__Directions__
Your task is to output the listing word for word, with pictures excluded.

__Information shown__
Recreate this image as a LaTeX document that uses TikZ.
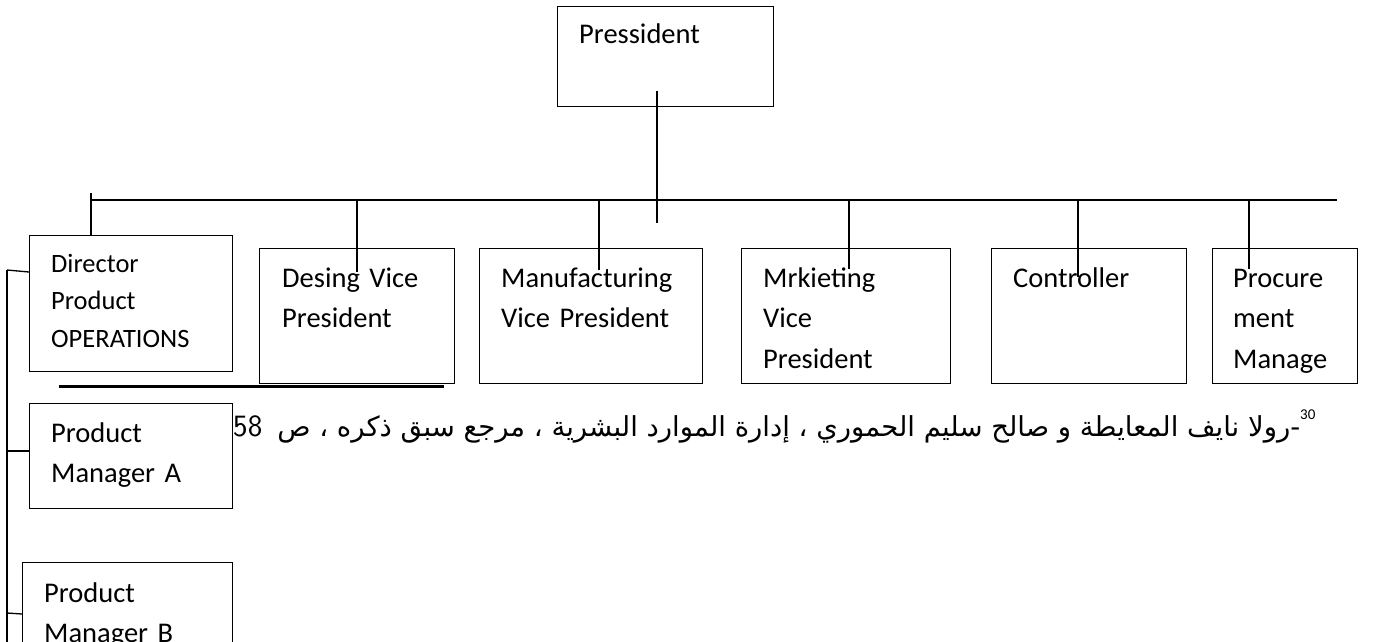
\documentclass[tikz,border=0pt]{standalone}
\usepackage{fontspec}
\setmainfont{Carlito}
\newfontfamily\arabicfont[Script=Arabic]{DejaVu Sans}
\TeXXeTstate=1
\tikzset{
  box/.style={draw, line width=1.3pt, anchor=north west, inner sep=0pt},
  lbl/.style={anchor=base west, inner sep=0pt, align=left,
    font=\fontsize{28.5}{40.5}\selectfont},
  lblsmall/.style={lbl, font=\fontsize{26.5}{37.5}\selectfont},
  wire/.style={line width=1.3pt},
}
\begin{document}
\begin{tikzpicture}[x=1pt,y=-1pt]
\clip (0,0) rectangle (1373,641);
\useasboundingbox (0,0) rectangle (1373,641);

% boxes
\node[box, minimum width=216pt, minimum height=100pt] (pres) at (557,6) {};
\node[box, minimum width=203pt, minimum height=136pt] (dir)  at (29,235) {};
\node[box, minimum width=195pt, minimum height=135pt] (des)  at (259,248) {};
\node[box, minimum width=223pt, minimum height=135pt] (man)  at (479,248) {};
\node[box, minimum width=209pt, minimum height=135pt] (mkt)  at (741,248) {};
\node[box, minimum width=195pt, minimum height=135pt] (ctl)  at (991,248) {};
\node[box, minimum width=145pt, minimum height=135pt] (proc) at (1212,248) {};
\node[box, minimum width=203pt, minimum height=105pt] (pma)  at (29,403) {};
\node[box, minimum width=210pt, minimum height=120pt] (pmb)  at (22,562) {};

% box texts
\node[lbl, text width=180pt] (tpres) at (579,43) {Pressident};
\node[lblsmall, text width=175pt] (tdir) at (51,272) {Director\\Product\\OPERATIONS};
\node[lbl, text width=170pt] (tdes) at (282,287) {Desing Vice\\President};
\node[lbl, text width=200pt] (tman) at (501,287) {Manufacturing\\Vice President};
\node[lbl, text width=180pt] (tmkt) at (763,287) {Mrkieting\\Vice\\President};
\node[lbl, text width=170pt] (tctl) at (1013,287) {Controller};
\begin{scope}
  \clip (1212,248) rectangle (1357,373);
  \node[lbl, text width=120pt] (tproc) at (1233,287) {Procure\\ment\\Manage};
\end{scope}
\node[lbl, text width=175pt] (tpma) at (51,442) {Product\\Manager A};
\node[lbl, text width=180pt] (tpmb) at (44,602) {Product\\Manager B};

% connector end points
\coordinate (ptop) at (657,91);
\coordinate (pbot) at (657,223);
\coordinate (busL) at (91,200);
\coordinate (busR) at (1337,200);
\coordinate (ddir) at (91,193);
\coordinate (ddes) at (357,200);  \coordinate (edes) at (357,272);
\coordinate (dman) at (599,200);  \coordinate (eman) at (599,270);
\coordinate (dmkt) at (849,200);  \coordinate (emkt) at (849,269);
\coordinate (dctl) at (1078,200); \coordinate (ectl) at (1078,277);
\coordinate (dproc) at (1249,200); \coordinate (eproc) at (1249,269);
\coordinate (spTop) at (7,270);
\coordinate (spBot) at (7,660);
\coordinate (indir) at (29,272);
\coordinate (spA) at (7,451);
\coordinate (spB) at (7,613);
\coordinate (inB) at (22,614);
\coordinate (ulL) at (59,386);
\coordinate (ulR) at (444,386);

% president line and bus
\draw[wire] (ptop) -- (pbot);
\draw[wire] (busL) -- (busR);
\draw[wire] (ddir) -- (ddir |- dir.north);
\draw[wire] (ddes) -- (edes);
\draw[wire] (dman) -- (eman);
\draw[wire] (dmkt) -- (emkt);
\draw[wire] (dctl) -- (ectl);
\draw[wire] (dproc) -- (eproc);

% left spine to the product boxes
\draw[wire] (spTop) -- (spBot);
\draw[wire] (spTop) -- (indir);
\draw[wire] (spA) -- (spA -| pma.west);
\draw[wire] (spB) -- (inB);

% rule under the first boxes
\draw[line width=3pt] (ulL) -- (ulR);

% footnote
\node[anchor=base west, inner sep=0pt] (note) at (233,436)
  {{\sffamily\fontsize{31}{36}\selectfont 58}\hspace{15pt}%
   {\arabicfont\fontsize{27.5}{32}\selectfont\beginR-رولا نايف المعايطة و صالح سليم الحموري ، إدارة الموارد البشرية ، مرجع سبق ذكره ، ص\endR}%
   \raisebox{17pt}{\fontsize{15}{17}\selectfont 30}};
\end{tikzpicture}
\end{document}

__Answer in full__
Recreate this image as a LaTeX document that uses TikZ.
\documentclass[tikz,border=0pt]{standalone}
\usepackage{fontspec}
\setmainfont{Carlito}
\newfontfamily\arabicfont[Script=Arabic]{DejaVu Sans}
\TeXXeTstate=1
\tikzset{
  box/.style={draw, line width=1.3pt, anchor=north west, inner sep=0pt},
  lbl/.style={anchor=base west, inner sep=0pt, align=left,
    font=\fontsize{28.5}{40.5}\selectfont},
  lblsmall/.style={lbl, font=\fontsize{26.5}{37.5}\selectfont},
  wire/.style={line width=1.3pt},
}
\begin{document}
\begin{tikzpicture}[x=1pt,y=-1pt]
\clip (0,0) rectangle (1373,641);
\useasboundingbox (0,0) rectangle (1373,641);

% boxes
\node[box, minimum width=216pt, minimum height=100pt] (pres) at (557,6) {};
\node[box, minimum width=203pt, minimum height=136pt] (dir)  at (29,235) {};
\node[box, minimum width=195pt, minimum height=135pt] (des)  at (259,248) {};
\node[box, minimum width=223pt, minimum height=135pt] (man)  at (479,248) {};
\node[box, minimum width=209pt, minimum height=135pt] (mkt)  at (741,248) {};
\node[box, minimum width=195pt, minimum height=135pt] (ctl)  at (991,248) {};
\node[box, minimum width=145pt, minimum height=135pt] (proc) at (1212,248) {};
\node[box, minimum width=203pt, minimum height=105pt] (pma)  at (29,403) {};
\node[box, minimum width=210pt, minimum height=120pt] (pmb)  at (22,562) {};

% box texts
\node[lbl, text width=180pt] (tpres) at (579,43) {Pressident};
\node[lblsmall, text width=175pt] (tdir) at (51,272) {Director\\Product\\OPERATIONS};
\node[lbl, text width=170pt] (tdes) at (282,287) {Desing Vice\\President};
\node[lbl, text width=200pt] (tman) at (501,287) {Manufacturing\\Vice President};
\node[lbl, text width=180pt] (tmkt) at (763,287) {Mrkieting\\Vice\\President};
\node[lbl, text width=170pt] (tctl) at (1013,287) {Controller};
\begin{scope}
  \clip (1212,248) rectangle (1357,373);
  \node[lbl, text width=120pt] (tproc) at (1233,287) {Procure\\ment\\Manage};
\end{scope}
\node[lbl, text width=175pt] (tpma) at (51,442) {Product\\Manager A};
\node[lbl, text width=180pt] (tpmb) at (44,602) {Product\\Manager B};

% connector end points
\coordinate (ptop) at (657,91);
\coordinate (pbot) at (657,223);
\coordinate (busL) at (91,200);
\coordinate (busR) at (1337,200);
\coordinate (ddir) at (91,193);
\coordinate (ddes) at (357,200);  \coordinate (edes) at (357,272);
\coordinate (dman) at (599,200);  \coordinate (eman) at (599,270);
\coordinate (dmkt) at (849,200);  \coordinate (emkt) at (849,269);
\coordinate (dctl) at (1078,200); \coordinate (ectl) at (1078,277);
\coordinate (dproc) at (1249,200); \coordinate (eproc) at (1249,269);
\coordinate (spTop) at (7,270);
\coordinate (spBot) at (7,660);
\coordinate (indir) at (29,272);
\coordinate (spA) at (7,451);
\coordinate (spB) at (7,613);
\coordinate (inB) at (22,614);
\coordinate (ulL) at (59,386);
\coordinate (ulR) at (444,386);

% president line and bus
\draw[wire] (ptop) -- (pbot);
\draw[wire] (busL) -- (busR);
\draw[wire] (ddir) -- (ddir |- dir.north);
\draw[wire] (ddes) -- (edes);
\draw[wire] (dman) -- (eman);
\draw[wire] (dmkt) -- (emkt);
\draw[wire] (dctl) -- (ectl);
\draw[wire] (dproc) -- (eproc);

% left spine to the product boxes
\draw[wire] (spTop) -- (spBot);
\draw[wire] (spTop) -- (indir);
\draw[wire] (spA) -- (spA -| pma.west);
\draw[wire] (spB) -- (inB);

% rule under the first boxes
\draw[line width=3pt] (ulL) -- (ulR);

% footnote
\node[anchor=base west, inner sep=0pt] (note) at (233,436)
  {{\sffamily\fontsize{31}{36}\selectfont 58}\hspace{15pt}%
   {\arabicfont\fontsize{27.5}{32}\selectfont\beginR-رولا نايف المعايطة و صالح سليم الحموري ، إدارة الموارد البشرية ، مرجع سبق ذكره ، ص\endR}%
   \raisebox{17pt}{\fontsize{15}{17}\selectfont 30}};
\end{tikzpicture}
\end{document}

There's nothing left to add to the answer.